Akan tetapi, berdasarkan keterangan saksi bernama Syarief Sulaiman Nahdi, seseorang wajib melapor apabila mengetahui lokasi buronan.
"Wajib melaporkan, mungkin bukan hanya ke Kejaksaan Agung tapi juga bisa ke aparat kepolisian setempat atau Kejari setempat," kata Syarief.
Ketika ditanya oleh hakim apakah Pinangki pernah melapor bahwa Djoko Tjandra berada di Malaysia, Syarief mengungkapkan bahwa tidak pernah ada laporan.
Adapun, Djoko Tjandra merupakan narapidana kasus korupsi pengalihan hak tagih (cessie) Bank Bali yang telah diburu oleh kejaksaan sejak tahun 2009.
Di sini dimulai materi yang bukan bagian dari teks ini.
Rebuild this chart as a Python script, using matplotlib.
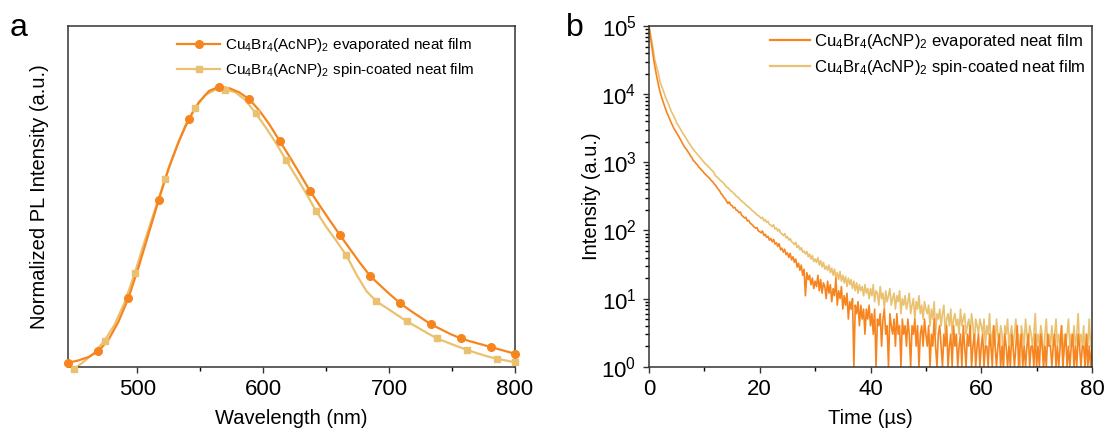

Dalam surat dakwaan, Pinangki disebut beberapa kali menemui Djoko Tjandra di Kuala Lumpur dalam rangka kepengurusan fatwa di Mahkamah Agung (MA) pada akhir tahun 2019.
Fatwa itu menjadi upaya Djoko Tjandra agar tidak dieksekusi sehingga ia dapat kembali ke Indonesia tanpa menjalani vonis dua tahun penjara di kasus Bank Bali.
Dalam kasus ini, Pinangki didakwa menerima uang 500.000 dollar Amerika Serikat dari Djoko Tjandra. Uang itu diduga terkait kepengurusan fatwa untuk Djoko Tjandra di MA.
Dari jumlah yang ia terima, Pinangki memberikan 50.000 dollar AS kepada rekannya dalam kepengurusan fatwa tersebut, Anita Kolopaking.
Sementara, sisanya sebesar 450.000 dollar AS digunakan untuk keperluan pribadi Pinangki.
Pinangki membeli mobil BMW X-5, membayar dokter kecantikan di Amerika Serikat, menyewa apartemen atau hotel di New York, membayar tagihan kartu kredit, serta membayar sewa dua apartemen di Jakarta Selatan.
Atas perbuatannya, Pinangki dijerat Pasal 5 ayat 2 jo Pasal 5 ayat (1) huruf a UU Nomor 31 Tahun 1999 sebagaimana diubah dengan UU Nomor 20 Tahun 2001 tentang Pemberantasan Tipikor subsider Pasal 11 UU Tipikor.
Pinangki juga didakwa melakukan tindak pidana pencucian uang (TPPU). Pinangki dijerat Pasal 3 UU Nomor 8 Tahun 2010 tentang Pencegahan dan Pemberantasan TPPU.
Terakhir, Pinangki didakwa melakukan pemufakatan jahat dan dijerat Pasal 15 jo Pasal 5 Ayat (1) huruf a UU Tipikor subsider Pasal 15 jo Pasal 13 UU Tipikor.